# 03 A6 Misfire+ coolant leak into cylinder...



## rkahoi (Aug 21, 2012)

Hey all, new to the forums and apologize in advance for the long post but wanted to be thorough...I have a 2003 A6 3.0L quattro, with 41K, long story short car overheated and was driven hot, resulting in blown head gaskets and 2 bent valves, took both HG off, took to machine shop, heads were checked out water jacket tested, replaced the bent valves, resurfaced, while at it, replaced the timing belt and some other parts, put back together torqued to spec and properly sequenced, got the car running, but, cylinder 3 is misfiring, with the CEL light one with the corresponding code, I switched out the coils to make sure its not the coils or spark plugs, pressure tested it and its testing at 100 psi running compression, about 175-190 psi static. Looked down the cylinder and could definitely see coolant in there and car is smoking slightly.

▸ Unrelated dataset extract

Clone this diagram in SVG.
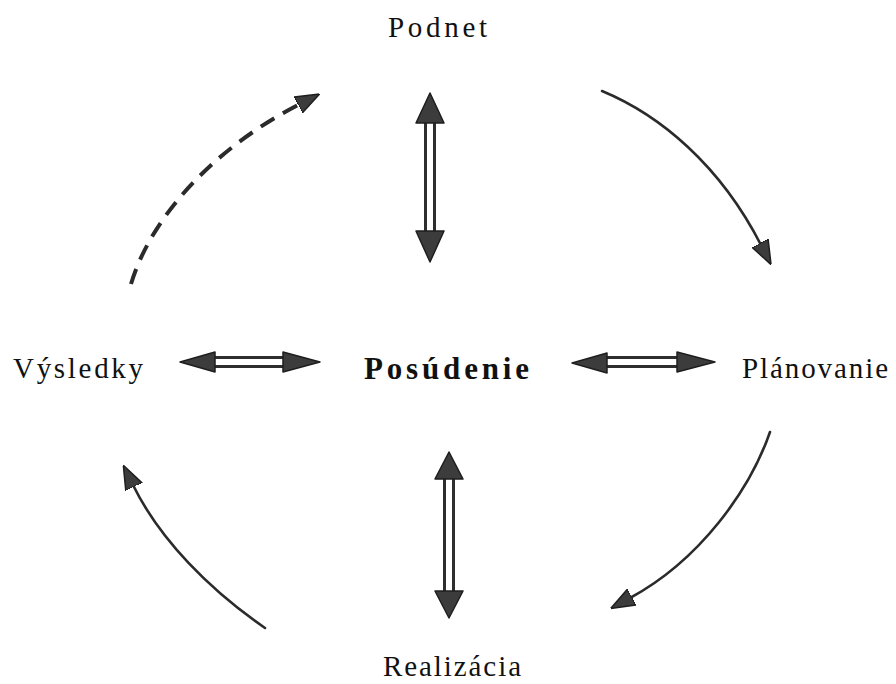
<svg xmlns="http://www.w3.org/2000/svg" width="896" height="684" viewBox="0 0 896 684">
<style>
.lbl{font-family:"Liberation Serif","Times New Roman",serif;font-size:29px;fill:#111}
.bold{font-weight:bold;font-size:31px}
.arc{fill:none;stroke:#2b2b2b;stroke-width:2.6;stroke-linecap:round}
.dash{stroke-width:4;stroke-dasharray:16 10;stroke-linecap:butt}
.shaft{fill:none;stroke:#2e2e2e;stroke-width:3}
.head{fill:#3c3c3c;stroke:#1e1e1e;stroke-width:1.5;stroke-linejoin:round}
</style>
<defs>
<marker id="ah" viewBox="0 0 24 20" refX="2" refY="10" markerWidth="24" markerHeight="20" markerUnits="userSpaceOnUse" orient="auto">
<path d="M0,1 L24,10 L0,19 Z" fill="#3c3c3c" stroke="#1e1e1e" stroke-width="1.5" stroke-linejoin="round"/>
</marker>
</defs>
<rect width="896" height="684" fill="#fff"/>
<g id="node-podnet"><text class="lbl" x="388" y="37" textLength="99" lengthAdjust="spacing">Podnet</text></g>
<g id="node-vysledky"><text class="lbl" x="13" y="378" textLength="130" lengthAdjust="spacing">Výsledky</text></g>
<g id="node-posudenie"><text class="lbl bold" x="364" y="379" textLength="165" lengthAdjust="spacing">Posúdenie</text></g>
<g id="node-planovanie"><text class="lbl" x="742" y="378" textLength="146" lengthAdjust="spacing">Plánovanie</text></g>
<g id="node-realizacia"><text class="lbl" x="383" y="676" textLength="138" lengthAdjust="spacing">Realizácia</text></g>
<g id="connectors">
<path class="arc dash" d="M131,284 C150,220 210,150 300,104" marker-end="url(#ah)"/>
<path class="arc" d="M602,91 C660,115 720,165 761,245" marker-end="url(#ah)"/>
<path class="arc" d="M770,432 C750,490 700,560 630,598" marker-end="url(#ah)"/>
<path class="arc" d="M265,628 C210,590 160,540 133,485" marker-end="url(#ah)"/>
<g>
<path class="shaft" d="M425.5,122 V232 M434.5,122 V232"/>
<path class="head" d="M430,93 L444,123 L416,123 Z"/>
<path class="head" d="M430,262 L444,231 L416,231 Z"/>
</g>
<g>
<path class="shaft" d="M444.5,478 V592 M453.5,478 V592"/>
<path class="head" d="M449,452 L463,479 L435,479 Z"/>
<path class="head" d="M449,618 L463,591 L435,591 Z"/>
</g>
<g>
<path class="shaft" d="M214,357.5 H284 M214,366.5 H284"/>
<path class="head" d="M180,362 L215,352 L215,372 Z"/>
<path class="head" d="M320,362 L283,352 L283,372 Z"/>
</g>
<g>
<path class="shaft" d="M606,357.5 H678 M606,366.5 H678"/>
<path class="head" d="M572,363 L607,353 L607,373 Z"/>
<path class="head" d="M715,362 L677,352 L677,372 Z"/>
</g>
</g>
</svg>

Let the car sit for about 2 weeks tried to start it and it felt like it didnt want to crank all the way took spark plug on cylinder 3 off and looking down can see coolant filled all the way, started car with spark plug out to flush coolant out..spurt alot of it out, car started but still misfiring....
So...where could I be leaking coolant into just 1 cylinder from..?
Any suggestions/insights will be highly appreciated.
Rob


----------